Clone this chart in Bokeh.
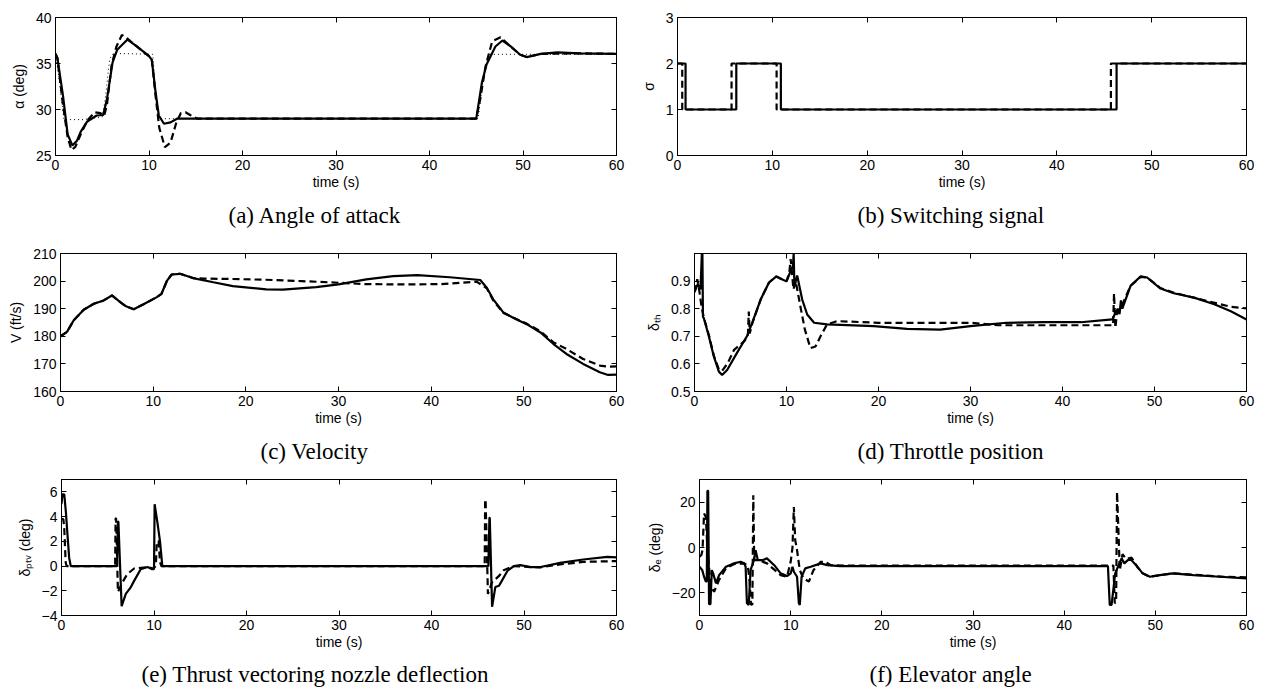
from bokeh.plotting import figure
from bokeh.models import LinearAxis, FixedTicker, Range1d, Title
from bokeh.layouts import column, row
from bokeh.embed import file_html
from bokeh.resources import INLINE

# ---------------- data ----------------
x_ticks = [0, 10, 20, 30, 40, 50, 60]

# (a) angle of attack
a_solid_t = [0, 0.2, 0.8, 1.3, 1.8, 2.3, 2.7, 3.4, 4.4, 5.1, 5.5, 6.1, 6.6, 7.7, 8.7, 10.0, 10.3, 10.7, 11.05,
             11.6, 12.3, 13.0, 14, 20, 30, 40, 45.0, 45.6, 46.1, 47.05, 47.8, 48.7, 49.7, 50.4, 51.9, 53.7, 56, 60]
a_solid_v = [36.1, 35.6, 31.5, 27.3, 26.1, 26.6, 27.6, 28.7, 29.35, 29.4, 31.1, 35.1, 36.5, 37.6, 36.85, 35.8, 35.4,
             31.9, 29.35, 28.45, 28.6, 29.0, 29.0, 29.0, 29.0, 29.0, 29.0, 32.9, 34.9, 36.85, 37.5, 36.85, 35.95, 35.7,
             36.05, 36.2, 36.1, 36.05]
a_dash_t = [0, 0.2, 0.8, 1.3, 1.7, 2.1, 2.7, 3.4, 4.2, 4.8, 5.2, 5.5, 6.0, 6.5, 7.1, 7.6, 8.5, 10.0, 10.3, 10.7,
            11.1, 11.7, 12.3, 12.9, 13.4, 13.9, 14.4, 15.2, 20, 45.0, 45.4, 46.0, 46.7, 47.6, 48.5, 49.7, 50.4, 52,
            56, 60]
a_dash_v = [36, 35.6, 30.5, 27.0, 25.6, 25.9, 27.3, 28.8, 29.7, 29.6, 29.3, 30.5, 34.8, 36.8, 38.1, 37.8, 37.0, 35.8,
            35.4, 31.5, 28.0, 25.9, 26.4, 28.5, 29.6, 29.7, 29.4, 29.0, 29.0, 29.0, 31.0, 34.7, 37.4, 37.85, 37.0,
            35.95, 35.7, 36.05, 36.1, 36.05]
a_ref_t = [0, 0.3, 0.9, 3, 5.0, 5.3, 5.8, 6.2, 10.4, 10.7, 11.0, 45.2, 45.7, 46.3, 60]
a_ref_v = [36, 34, 28.9, 28.9, 29.2, 31, 35.5, 36.1, 36.0, 32, 29.0, 29.0, 33, 36.0, 36.0]

# (b) switching signal
b_solid_t = [0, 0.85, 0.85, 6.2, 6.2, 10.9, 10.9, 46.3, 46.3, 60]
b_solid_v = [2, 2, 1, 1, 2, 2, 1, 1, 2, 2]
b_dash_t = [0, 0.5, 0.5, 5.7, 5.7, 10.45, 10.45, 45.7, 45.7, 60]
b_dash_v = [2, 2, 1, 1, 2, 2, 1, 1, 2, 2]

# (c) velocity
c_solid_t = [0, 0.7, 1.43, 2.5, 3.6, 4.66, 5.55, 6.45, 7.0, 7.9, 8.96, 10.4, 10.9, 11.5, 12.0, 12.9, 14.3, 16.5,
             18.6, 22.2, 24, 27.6, 30, 33, 35.9, 38.5, 42, 45.3, 46, 46.7, 47.8, 48.9, 50.3, 51.8, 53.2, 54.6, 56.4,
             58.2, 59.1, 60]
c_solid_v = [180, 181.6, 185.8, 189.6, 191.8, 193, 194.8, 192.4, 191.0, 189.8, 191.6, 194.2, 195.4, 200.2, 202.4,
             202.65, 201.1, 199.6, 198.2, 197, 196.9, 197.8, 198.8, 200.6, 201.8, 202.2, 201.4, 200.4, 197.6, 193.4,
             188.6, 186.6, 184.4, 181.4, 177.2, 173.6, 170.0, 167.0, 166.0, 166.1]
c_dash_t = [0, 0.7, 1.43, 2.5, 3.6, 4.66, 5.55, 6.45, 7.0, 7.9, 8.96, 10.4, 10.9, 11.5, 12.0, 12.9, 14.3, 15.5, 18,
            22, 26, 30, 33, 37, 41, 44.9, 46, 46.7, 47.8, 48.9, 50.3, 51.8, 53.2, 54.6, 56.4, 58.2, 59.2, 60]
c_dash_v = [180, 181.6, 185.8, 189.6, 191.8, 193, 194.8, 192.4, 191.0, 189.8, 191.6, 194.2, 195.4, 200.2, 202.4,
            202.65, 201.1, 200.9, 200.8, 200.5, 200.0, 199.4, 198.9, 198.8, 198.9, 199.8, 197.4, 193.0, 188.4, 186.7,
            184.6, 181.8, 177.8, 175.4, 171.8, 169.4, 169.0, 169.1]

# (d) throttle position
d_solid_t = [0, 0.36, 0.65, 0.8, 0.86, 0.92, 1.0, 1.56, 2.1, 2.65, 3.0, 3.55, 4.6, 5.7, 6.27, 7.2, 8.1, 8.9, 9.5,
             10.0, 10.4, 10.7, 10.78, 10.86, 11.16, 11.7, 12.25, 13.0, 14.4, 19.5, 23.1, 26.7, 30, 33.9, 38, 42,
             45.4, 46.0, 46.2, 46.35, 46.5, 47.4, 48.5, 49.2, 50.65, 52.1, 54.3, 56.5, 58.3, 60]
d_solid_v = [0.86, 0.889, 0.87, 1.0, 1.0, 0.77, 0.767, 0.70, 0.627, 0.572, 0.56, 0.578, 0.639, 0.70, 0.749, 0.834,
             0.895, 0.917, 0.907, 0.899, 0.932, 0.956, 1.0, 0.88, 0.92, 0.834, 0.779, 0.749, 0.743, 0.737, 0.727,
             0.724, 0.737, 0.749, 0.751, 0.751, 0.761, 0.80, 0.78, 0.83, 0.80, 0.883, 0.917, 0.913, 0.873, 0.856,
             0.840, 0.816, 0.791, 0.761]
d_dash_t = [0, 0.3, 0.5, 0.8, 1.0, 1.6, 2.1, 2.65, 3.0, 3.6, 4.3, 5.4, 5.8, 5.9, 6.0, 6.3, 7.2, 8.1, 8.9, 9.5, 10.0,
            10.3, 10.45, 10.6, 10.75, 11.0, 11.5, 12.0, 12.6, 13.15, 13.7, 14.4, 15.5, 20, 30, 33, 40, 45.5, 45.6,
            45.75, 45.9, 46.3, 47.4, 48.5, 49.2, 50.65, 52.1, 55.7, 58.3, 60]
d_dash_v = [0.86, 0.907, 0.87, 0.80, 0.77, 0.70, 0.63, 0.58, 0.575, 0.602, 0.651, 0.682, 0.70, 0.79, 0.71, 0.749,
            0.834, 0.895, 0.917, 0.907, 0.899, 0.93, 0.98, 0.93, 0.87, 0.90, 0.81, 0.724, 0.657, 0.663, 0.70, 0.743,
            0.755, 0.749, 0.749, 0.740, 0.740, 0.740, 0.855, 0.73, 0.78, 0.80, 0.883, 0.915, 0.913, 0.875, 0.858,
            0.828, 0.807, 0.801]

# (e) thrust vectoring nozzle deflection
e_solid_t = [0, 0.1, 0.3, 0.47, 0.65, 0.83, 1.0, 6.0, 6.1, 6.15, 6.5, 6.95, 7.5, 7.85, 8.56, 9.3, 9.8, 10.0, 10.07,
             10.36, 10.65, 10.9, 46.15, 46.26, 46.3, 46.55, 46.9, 47.3, 47.6, 48.2, 48.9, 49.6, 50.7, 51.8, 53.9,
             56.4, 59, 60]
e_solid_v = [5.0, 5.8, 5.8, 4.4, 2.5, 0.66, 0, 0, 3.6, 3.6, -3.25, -2.25, -1.7, -1.2, -0.26, -0.08, -0.26, -0.26,
             5.0, 3.57, 2.0, 0, 0, 3.9, 3.9, -3.3, -1.7, -1.6, -1.2, -0.4, 0, 0.08, -0.08, -0.08, 0.26, 0.53, 0.74,
             0.7]
e_dash_t = [0, 0.2, 0.3, 0.45, 0.55, 5.8, 5.85, 5.9, 6.1, 6.6, 7.1, 7.85, 9.3, 9.9, 10.2, 10.3, 10.5, 10.65, 10.8,
            45.75, 45.8, 45.85, 46.1, 46.55, 47.3, 47.8, 48.9, 50.7, 51.8, 53.9, 56.4, 60]
e_dash_v = [3.8, 3.8, 3.0, 0.3, 0, 0, 3.85, 3.85, -2.1, -1.3, -0.66, -0.2, -0.08, -0.2, 0, 2.0, 2.0, 0.3, 0, 0, 5.4,
            5.3, -2.25, -1.3, -0.8, -0.34, 0, -0.08, -0.1, 0.13, 0.34, 0.4]

# (f) elevator angle
f_solid_t = [0, 0.3, 0.5, 0.7, 0.8, 0.87, 0.95, 1.05, 1.2, 1.35, 1.5, 1.8, 2.15, 2.9, 3.8, 4.5, 4.9, 5.06, 5.2,
             5.4, 5.6, 5.97, 6.15, 6.4, 6.9, 7.4, 8.2, 8.9, 9.6, 10.0, 10.2, 10.35, 10.7, 10.9, 11.0, 11.2, 11.6,
             12.2, 13.3, 14.0, 15.4, 30, 44.8, 45.0, 45.2, 45.6, 45.9, 46.3, 46.6, 47.2, 47.9, 48.6, 49.4, 50.5,
             51.9, 54.2, 57.1, 60]
f_solid_v = [-8.5, -10, -12.9, -15, -15, 25, 25, -25, -25, -10, -11.4, -15.8, -12.2, -8.5, -7, -6.3, -7.0, -8.5,
             -24.6, -25.3, -10, -5.6, -1.2, -5.6, -5.6, -4.8, -7.8, -11.4, -12.6, -11.4, -8.5, -10.7, -12.9, -24.6,
             -25.3, -12.9, -9.2, -8.5, -7, -7.8, -8.2, -8.2, -8.2, -25.3, -25.3, -11.4, -8.5, -4.8, -7, -4.8, -7.8,
             -11.4, -12.9, -12.2, -11.4, -12.2, -12.9, -13.6]
f_dash_t = [0, 0.2, 0.33, 0.5, 0.7, 0.87, 1.25, 1.6, 2.15, 2.9, 3.8, 4.9, 5.3, 5.5, 5.65, 5.8, 5.9, 6.0, 6.5, 7.4,
            8.9, 9.6, 10.0, 10.2, 10.35, 10.5, 10.7, 11.0, 11.4, 12.0, 12.5, 13.3, 13.8, 14.4, 16, 45.4, 45.55,
            45.7, 45.8, 45.95, 46.1, 46.4, 46.8, 47.4, 48.0, 48.6, 49.4, 50.5, 52, 55, 57.5, 60]
f_dash_v = [-4, -3.4, -1.2, 15, 13.5, -1.2, -17.3, -19.5, -14.3, -9.2, -7.3, -7.0, -8, -15, -25.3, -25, 23, -5.6,
            -5.6, -7, -12.2, -12.9, -6.3, 0, 17.9, 3.2, -1.2, -10, -13.6, -15, -10, -6.3, -6.3, -7.8, -8.0, -8.0,
            -24.6, -24, 24.5, 7.6, -10, -3, -5, -4.5, -8.5, -11.4, -12.9, -12.2, -11.4, -12.2, -12.9, -13.2]

# ---------------- styling ----------------
SANS = "Liberation Sans"
SERIF = "Liberation Serif"
TICK_FS = "14px"
LABEL_FS = "14px"
CAP_FS = "23px"


def style_axis(ax, show_labels=True):
    ax.major_tick_in = 5
    ax.major_tick_out = 0
    ax.minor_tick_line_color = None
    ax.axis_line_color = "black"
    ax.major_tick_line_color = "black"
    ax.major_label_text_font = SANS
    ax.axis_label_text_font = SANS
    ax.axis_label_text_font_size = LABEL_FS
    ax.axis_label_text_font_style = "normal"
    ax.axis_label_text_color = "black"
    if show_labels:
        ax.major_label_text_color = "black"
        ax.major_label_text_font_size = TICK_FS
        ax.major_label_standoff = 4
    else:
        # tick marks only (box ticks on top / right), labels not drawn
        ax.major_label_text_color = None
        ax.major_label_text_font_size = "1px"
        ax.major_label_standoff = 0
        ax.axis_label = None


def make_panel(width, height, left, right, top, bottom, yr, yticks, ylabel, caption, cap_offset, cap_standoff):
    p = figure(width=width, height=height, x_range=Range1d(0, 60), y_range=Range1d(*yr),
               output_backend="svg", toolbar_location=None,
               min_border_left=left, min_border_right=right, min_border_top=top, min_border_bottom=bottom,
               outline_line_color="black", outline_line_width=1)
    p.grid.visible = False
    xa = p.xaxis[0]
    ya = p.yaxis[0]
    xa.ticker = FixedTicker(ticks=x_ticks)
    ya.ticker = FixedTicker(ticks=yticks)
    style_axis(xa)
    style_axis(ya)
    xa.axis_label = "time (s)"
    xa.axis_label_standoff = 1
    ya.axis_label = ylabel
    ya.axis_label_standoff = 6
    top_ax = LinearAxis(ticker=FixedTicker(ticks=x_ticks))
    right_ax = LinearAxis(ticker=FixedTicker(ticks=yticks))
    style_axis(top_ax, False)
    style_axis(right_ax, False)
    p.add_layout(top_ax, "above")
    p.add_layout(right_ax, "right")
    p.add_layout(Title(text=caption, align="left", offset=cap_offset, text_font=SERIF,
                       text_font_size=CAP_FS, text_font_style="normal", text_color="black",
                       standoff=cap_standoff), "below")
    return p


def draw(p, t, v, kind):
    if kind == "solid":
        p.line(t, v, line_color="black", line_width=2.2)
    elif kind == "dash":
        p.line(t, v, line_color="black", line_width=2.2, line_dash="7 4")
    else:
        p.line(t, v, line_color="black", line_width=1, line_dash="1 3")


# row 1: 0..240  (frames 17..157 / 15..155)
pa = make_panel(630, 240, 55, 14, 17, 83, (25, 40), [25, 30, 35, 40], "\u03b1 (deg)",
                "(a) Angle of attack", 173, 17)
draw(pa, a_ref_t, a_ref_v, "dot")
draw(pa, a_dash_t, a_dash_v, "dash")
draw(pa, a_solid_t, a_solid_v, "solid")

pb = make_panel(635, 240, 47, 19, 15, 85, (0, 3), [0, 1, 2, 3], "\u03c3",
                "(b) Switching signal", 180, 17)
draw(pb, b_dash_t, b_dash_v, "dash")
draw(pb, b_solid_t, b_solid_v, "solid")

# row 2: 240..474  (frames 253..391)
pc = make_panel(630, 234, 60, 14, 13, 83, (160, 210), [160, 170, 180, 190, 200, 210], "V (ft/s)",
                "(c) Velocity", 200, 17)
draw(pc, c_dash_t, c_dash_v, "dash")
draw(pc, c_solid_t, c_solid_v, "solid")

pd = make_panel(635, 234, 64, 19, 13, 83, (0.5, 1.0), [0.5, 0.6, 0.7, 0.8, 0.9], "\u03b4\u209c\u2095",
                "(d) Throttle position", 163, 17)
draw(pd, d_dash_t, d_dash_v, "dash")
draw(pd, d_solid_t, d_solid_v, "solid")

# row 3: 474..696  (frames 476..615 / 479..615)
pe = make_panel(630, 222, 61, 14, 2, 81, (-4, 7), [-4, -2, 0, 2, 4, 6], "\u03b4\u209a\u209c\u1d65 (deg)",
                "(e) Thrust vectoring nozzle deflection", 80, 15)
draw(pe, e_dash_t, e_dash_v, "dash")
draw(pe, e_solid_t, e_solid_v, "solid")

pf = make_panel(635, 222, 69, 19, 5, 81, (-30, 30), [-20, 0, 20], "\u03b4\u2091 (deg)",
                "(f) Elevator angle", 170, 15)
draw(pf, f_dash_t, f_dash_v, "dash")
draw(pf, f_solid_t, f_solid_v, "solid")

layout = column(row(pa, pb), row(pc, pd), row(pe, pf))

with open("out.html", "w") as fh:
    fh.write(file_html(layout, INLINE))
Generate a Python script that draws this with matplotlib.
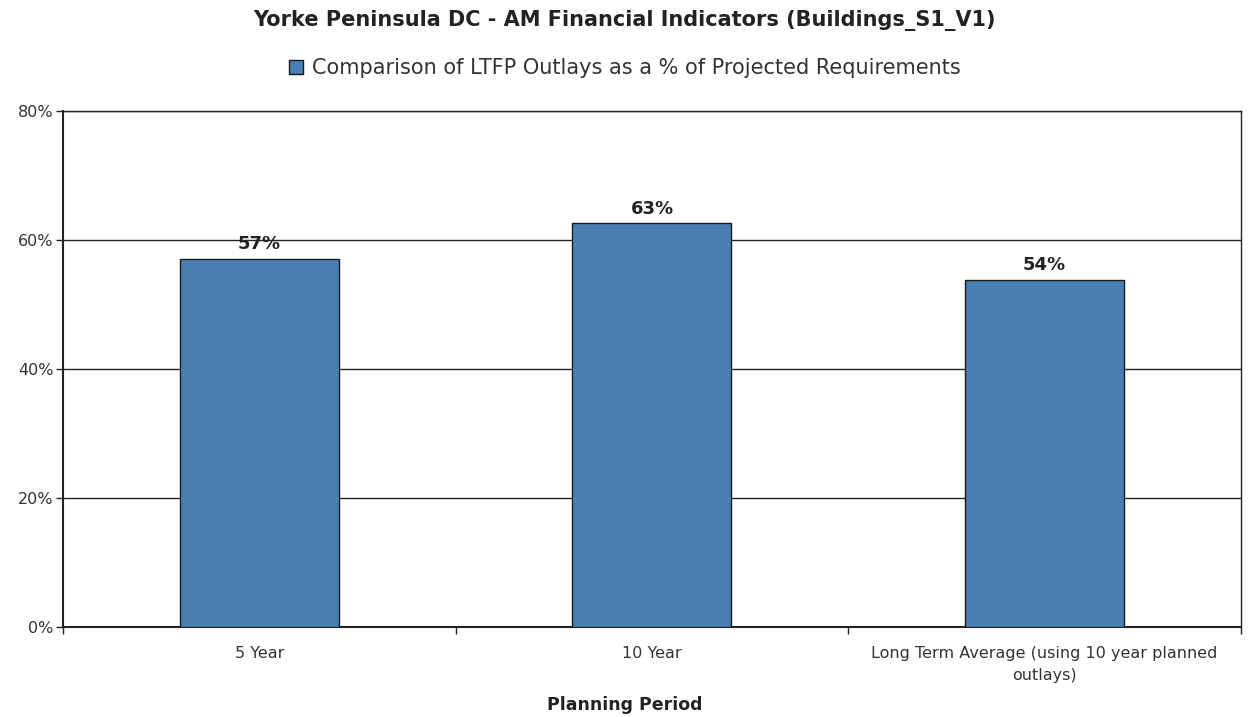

────

What the task requires ▸ Pick out the lines that contain "with" and copy them.

Full response ▸
with open("out.html", "w") as fh:
Generate a Python script that draws this with matplotlib.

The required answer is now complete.